** start **
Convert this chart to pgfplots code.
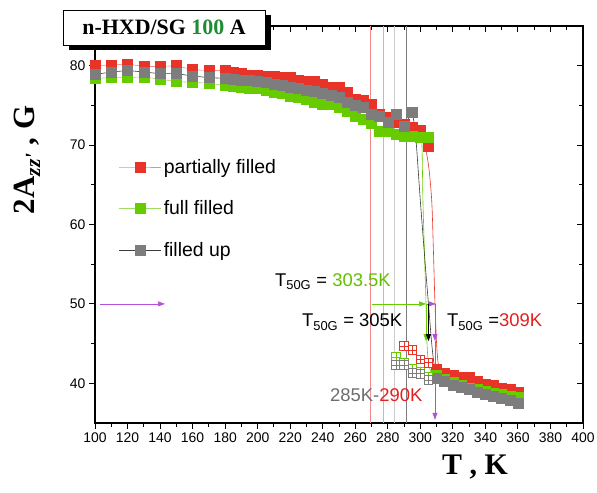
\documentclass[border=0pt]{standalone}
\usepackage{fontspec}
\setmainfont{Liberation Sans}
\newfontfamily\serif{Liberation Serif}
\usepackage{pgfplots}
\pgfplotsset{compat=1.18}
\usetikzlibrary{arrows.meta}

\definecolor{pfred}{RGB}{232,52,40}
\definecolor{pfredl}{RGB}{242,140,140}
\definecolor{ffgreen}{RGB}{102,204,0}
\definecolor{ffgreenl}{RGB}{160,220,100}
\definecolor{fugray}{RGB}{125,125,125}
\definecolor{fugrayd}{RGB}{60,60,60}
\definecolor{arrpurple}{RGB}{178,80,220}
\definecolor{titlegreen}{RGB}{30,140,50}
\definecolor{txtgreen}{RGB}{100,190,0}
\definecolor{txtred}{RGB}{230,30,30}
\definecolor{txtgray}{RGB}{110,110,110}

% open square with a cross inside
\pgfdeclareplotmark{gridsq}{%
  \pgfpathrectangle{\pgfqpoint{-\pgfplotmarksize}{-\pgfplotmarksize}}%
    {\pgfqpoint{2\pgfplotmarksize}{2\pgfplotmarksize}}%
  \pgfusepathqfillstroke
  \pgfpathmoveto{\pgfqpoint{-\pgfplotmarksize}{0pt}}%
  \pgfpathlineto{\pgfqpoint{\pgfplotmarksize}{0pt}}%
  \pgfpathmoveto{\pgfqpoint{0pt}{-\pgfplotmarksize}}%
  \pgfpathlineto{\pgfqpoint{0pt}{\pgfplotmarksize}}%
  \pgfusepathqstroke}

\begin{document}
\begin{tikzpicture}
\path[use as bounding box] (0,0) rectangle (597bp,493bp);

\pgfplotsset{
  frame/.style={
    at={(95bp,70bp)}, anchor=south west, scale only axis,
    width=488bp, height=397bp,
    xmin=100, xmax=400, ymin=35, ymax=85,
    xtick={100,120,...,400}, ytick={40,50,...,80},
    minor x tick num=1, minor y tick num=1,
    major tick length=6bp, minor tick length=4bp,
    axis line style={line width=1.1bp},
    every tick/.style={black, line width=0.9bp},
  }
}

% inward ticks on the top and right edges
\begin{axis}[frame, xtick pos=upper, ytick pos=right, tick align=inside,
  xticklabels={}, yticklabels={}]
\end{axis}

\begin{axis}[frame, xtick pos=lower, ytick pos=left, tick align=outside,
  tick label style={font=\fontsize{14}{16}\selectfont},
  /pgf/number format/assume math mode=true,
  unbounded coords=jump,
  legend style={draw=none, fill=none, at={(axis description cs:0.043,0.675)},
    anchor=north west, row sep=22bp,
    font=\fontsize{19.5}{21}\selectfont},
  legend cell align=left,
  legend image code/.code={%
    \draw[mark repeat=2,mark phase=2,#1] plot coordinates {(0bp,0bp) (21bp,0bp) (42bp,0bp)};},
]

% reference lines of the transition onset
\addplot[forget plot, pfredl, line width=0.7bp] coordinates {(269.5,35) (269.5,85)};
\addplot[forget plot, ffgreenl, line width=0.7bp] coordinates {(277,35) (277,85)};
\addplot[forget plot, black!20, line width=0.7bp] coordinates {(284,35) (284,85)};
\addplot[forget plot, fugray, line width=0.7bp] coordinates {(291.5,35) (291.5,85)};

% partially filled
\addplot[pfredl, line width=0.6bp, mark=square*, mark size=5bp,
  mark options={draw=pfred, fill=pfred}] coordinates {
(100,80.0) (110,80.1) (120,80.2) (130,79.9) (140,79.9) (150,80.0) (160,79.5)
(170,79.4) (180,79.4) (185,79.2) (190,79.0) (195,78.8) (200,78.8) (205,78.7)
(210,78.7) (215,78.6) (220,78.5) (225,78.2) (230,78.0) (235,78.0) (240,77.6)
(245,77.3) (250,77.3) (255,76.7) (260,75.8) (265,75.6) (270,75.2) (275,73.9)
(280,73.5) (285,72.9) (290,72.6) (295,72.3) (300,71.9) (305,69.9)
(307,nan)
(310,41.8) (315,41.3) (320,41.0) (325,40.7) (330,40.8) (335,40.3) (340,39.9)
(345,39.8) (350,39.4) (355,39.2) (360,38.9)};
\addlegendentry{partially filled}

% full filled
\addplot[ffgreenl, line width=0.6bp, mark=square*, mark size=5bp,
  mark options={draw=ffgreen, fill=ffgreen}] coordinates {
(100,78.4) (110,78.5) (120,78.5) (130,78.6) (140,78.3) (150,78.0) (160,77.9)
(170,77.8) (180,77.5) (185,77.4) (190,77.3) (195,77.2) (200,77.1) (205,76.9)
(210,76.7) (215,76.5) (220,76.2) (225,76.0) (230,75.8) (235,75.4) (240,75.2)
(245,75.1) (250,74.8) (255,74.2) (260,73.6) (265,73.2) (270,72.7) (275,71.8)
(280,71.8) (285,71.4) (290,71.1) (295,71.1) (300,71.0) (305,71.0)
(307,nan)
(310,41.0) (315,40.5) (320,40.1) (325,39.8) (330,39.4) (335,39.2) (340,39.0)
(345,38.8) (350,38.6) (355,38.4) (360,38.2)};
\addlegendentry{full filled}

% filled up
\addplot[fugrayd, line width=0.6bp, mark=square*, mark size=5bp,
  mark options={draw=fugray, fill=fugray}] coordinates {
(100,78.9) (110,79.2) (120,79.4) (130,79.2) (140,79.0) (150,79.0) (160,78.7)
(170,78.5) (180,78.4) (185,78.3) (190,78.2) (195,78.1) (200,78.0) (205,77.9)
(210,77.7) (215,77.5) (220,77.3) (225,77.1) (230,76.9) (235,76.8) (240,76.5)
(245,76.3) (250,76.0) (255,75.4) (260,75.0) (265,74.8) (270,73.9) (275,73.6)
(280,72.9) (285,73.9) (290,72.4) (295,74.1)
(302,nan)
(310,40.6) (315,40.2) (320,39.8) (325,39.5) (330,39.2) (335,38.9) (340,38.6)
(345,38.4) (350,38.1) (355,37.8) (360,37.5)};
\addlegendentry{filled up}

% cooling points
\addplot[forget plot, only marks, mark=gridsq, mark size=4.3bp,
  mark options={draw=ffgreen, fill=white, line width=0.7bp}] coordinates {
(285,43.3) (290,42.6) (295,41.9) (300,41.5) (305,40.9)};
\addplot[forget plot, only marks, mark=gridsq, mark size=4.3bp,
  mark options={draw=fugray, fill=white, line width=0.7bp}] coordinates {
(285,42.3) (290,42.3) (295,41.3) (300,41.2) (305,40.4)};
\addplot[forget plot, only marks, mark=gridsq, mark size=4.3bp,
  mark options={draw=pfred, fill=white, line width=0.7bp}] coordinates {
(290,44.7) (295,44.2) (300,43.0) (305,42.6)};

% drop curves
\addplot[forget plot, pfred, line width=0.6bp, smooth] coordinates {
(298,72.4) (302,70.6) (305,67.5) (307,63) (308,57) (309,50) (310,45) (311,42.5) (313,41.5)};
\addplot[forget plot, ffgreen, line width=0.6bp, smooth] coordinates {
(300,71.2) (301,70) (301.6,63) (302.6,56) (303.5,50) (304,45.5) (305,42.5) (307,41.2)};
\addplot[forget plot, fugrayd, line width=0.6bp, smooth] coordinates {
(295,74.0) (297,71.5) (300,63) (303,55) (305,50) (307,45) (308.5,42.3) (310,40.8) (313,40.3)};

% half-height markers
\addplot[forget plot, arrpurple, line width=0.7bp, -{Triangle[length=7bp,width=5bp]}]
  coordinates {(103,50) (143,50)};
\addplot[forget plot, ffgreen, line width=0.7bp, -{Triangle[length=7bp,width=5bp]}]
  coordinates {(270,50) (303.5,50)};
\addplot[forget plot, arrpurple, line width=0.7bp, -{Triangle[length=7bp,width=5bp]}]
  coordinates {(303.5,50) (309.5,50)};
\addplot[forget plot, ffgreen, line width=0.7bp, -{Triangle[length=7bp,width=5bp]}]
  coordinates {(303.5,50) (303.5,45.3)};
\addplot[forget plot, black, line width=0.7bp, -{Triangle[length=7bp,width=5bp]}]
  coordinates {(305,50) (305,45.3)};
\addplot[forget plot, arrpurple, line width=0.7bp, -{Triangle[length=7bp,width=5bp]}]
  coordinates {(309,50) (309,45.3)};
\addplot[forget plot, arrpurple, line width=0.7bp, -{Triangle[length=7bp,width=5bp]}]
  coordinates {(309,45.3) (309,35.4)};

\node[anchor=west, font=\fontsize{18.5}{20}\selectfont, inner sep=0]
  at (axis cs:210.6,52.8) {T\textsubscript{50G} = \textcolor{txtgreen}{303.5K}};
\node[anchor=west, font=\fontsize{18.5}{20}\selectfont, inner sep=0]
  at (axis cs:227.2,47.7) {T\textsubscript{50G} = 305K};
\node[anchor=west, font=\fontsize{18.5}{20}\selectfont, inner sep=0]
  at (axis cs:316.4,47.7) {T\textsubscript{50G} =\textcolor{txtred}{309K}};
\node[anchor=west, font=\fontsize{18.5}{20}\selectfont, inner sep=0]
  at (axis cs:244.4,38.5) {\textcolor{txtgray}{285K-}\textcolor{txtred}{290K}};
\end{axis}

% axis titles
\node[font=\serif\bfseries\fontsize{30}{32}\selectfont] at (475bp,26bp) {T , K};
\node[rotate=90, font=\serif\bfseries\fontsize{31}{33}\selectfont] at (27bp,333bp)
  {2A\textsubscript{\itshape zz'} , G};

% sample label
\fill[black] (69bp,443bp) rectangle (271bp,478bp);
\draw[fill=white, line width=0.8bp] (63bp,448bp) rectangle (265bp,483bp);
\node[font=\serif\bfseries\fontsize{22}{24}\selectfont] at (164bp,465.5bp)
  {n-HXD/SG \textcolor{titlegreen}{100} A};
\end{tikzpicture}
\end{document}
** end **
## WHAT YOU WILL DO
Write out the lines from the start of the material to the line with "(0,0) rectangle (597bp,493bp);", inclusive and exactly. Skip the pictures.

## ANSWER IN FULL
Convert this chart to pgfplots code.
\documentclass[border=0pt]{standalone}
\usepackage{fontspec}
\setmainfont{Liberation Sans}
\newfontfamily\serif{Liberation Serif}
\usepackage{pgfplots}
\pgfplotsset{compat=1.18}
\usetikzlibrary{arrows.meta}

\definecolor{pfred}{RGB}{232,52,40}
\definecolor{pfredl}{RGB}{242,140,140}
\definecolor{ffgreen}{RGB}{102,204,0}
\definecolor{ffgreenl}{RGB}{160,220,100}
\definecolor{fugray}{RGB}{125,125,125}
\definecolor{fugrayd}{RGB}{60,60,60}
\definecolor{arrpurple}{RGB}{178,80,220}
\definecolor{titlegreen}{RGB}{30,140,50}
\definecolor{txtgreen}{RGB}{100,190,0}
\definecolor{txtred}{RGB}{230,30,30}
\definecolor{txtgray}{RGB}{110,110,110}

% open square with a cross inside
\pgfdeclareplotmark{gridsq}{%
  \pgfpathrectangle{\pgfqpoint{-\pgfplotmarksize}{-\pgfplotmarksize}}%
    {\pgfqpoint{2\pgfplotmarksize}{2\pgfplotmarksize}}%
  \pgfusepathqfillstroke
  \pgfpathmoveto{\pgfqpoint{-\pgfplotmarksize}{0pt}}%
  \pgfpathlineto{\pgfqpoint{\pgfplotmarksize}{0pt}}%
  \pgfpathmoveto{\pgfqpoint{0pt}{-\pgfplotmarksize}}%
  \pgfpathlineto{\pgfqpoint{0pt}{\pgfplotmarksize}}%
  \pgfusepathqstroke}

\begin{document}
\begin{tikzpicture}
\path[use as bounding box] (0,0) rectangle (597bp,493bp);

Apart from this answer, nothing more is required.